Parses JSON request bodies and makes the result available as req.body:

app.use(express.json())
// Now req.body is parsed in POST/PUT/PATCH handlers
app.post('/posts', (req, res) => {
const { title, body } = req.body // ✅ works
})

Without this, req.body is undefined.

Parses URL-encoded form data (the kind sent by HTML <form> tags):

app.use(express.urlencoded({ extended: true }))

The Bulletin API is a JSON API, so this isn’t needed — but it’s good to know it exists.

When your React frontend (on https://your-app.github.io) makes a request to your API (on https://bulletin-api.railway.app), browsers block it by default. This is the Same-Origin Policy.

CORS headers tell the browser “this cross-origin request is allowed”:

Terminal window
npm install cors
npm install --save-dev @types/cors
import cors from 'cors'
// Allow requests from your frontend
app.use(cors({
origin: process.env.FRONTEND_URL || 'http://localhost:5173',
credentials: true,
}))

In development, your React Vite app runs on http://localhost:5173. In production, it’s your GitHub Pages URL. The origin option whitelists requests from that origin.

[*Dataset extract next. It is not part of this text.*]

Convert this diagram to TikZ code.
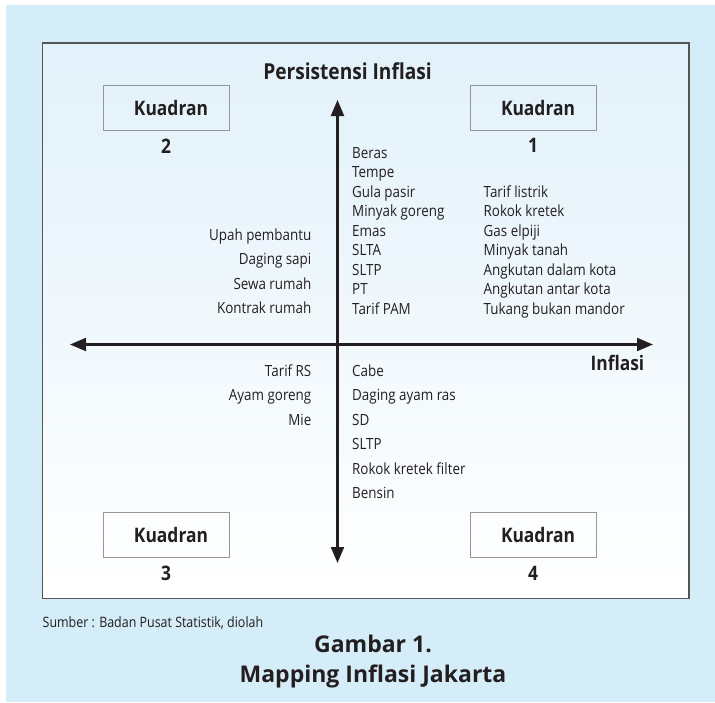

Morgan logs every request: method, path, status code, and response time:

Terminal window
npm install morgan
npm install --save-dev @types/morgan
import morgan from 'morgan'
// 'dev' format: colorized, concise
app.use(morgan('dev'))
// Output: GET /posts 200 12.345 ms - 240

Formats:

  • 'dev' — colorized, for development
  • 'combined' — Apache-style, for production logs
  • 'tiny' — minimal
src/index.ts
import 'dotenv/config'
import express from 'express'
import cors from 'cors'
import morgan from 'morgan'
import { config } from './config.js'
const app = express()
// Middleware — order matters
app.use(morgan('dev')) // logging first
app.use(cors({ origin: config.frontendUrl })) // CORS second
app.use(express.json()) // body parsing third
// Routes go after middleware
app.get('/health', (req, res) => res.json({ status: 'ok' }))
// 404 catch-all last
app.use((req, res) => res.status(404).json({ error: 'Not found' }))
app.listen(config.port, () => {
console.log(`Bulletin API running on port ${config.port}`)
})

The order in which you register middleware matters:

  1. Logging — log every request, including ones that fail
  2. CORS — set headers before any response is sent
  3. Body parsing — make req.body available for route handlers
  4. Authentication — verify tokens (later, in Module 06)
  5. Routes — your route handlers
  6. 404 handler — catch unmatched routes
  7. Error handler — catch errors from routes (next lesson)
  1. Install cors and morgan.
  2. Add both to your src/index.ts in the correct order.
  3. Make a request and observe the morgan log output.
  4. Remove express.json() temporarily — confirm req.body is undefined in a POST request.
  • express.json() — parses JSON request bodies into req.body.
  • cors({ origin }) — enables cross-origin requests from your frontend URL.
  • morgan('dev') — logs all requests with method, path, status, and timing.
  • Register middleware in order: logging → CORS → body parsing → routes → error handling.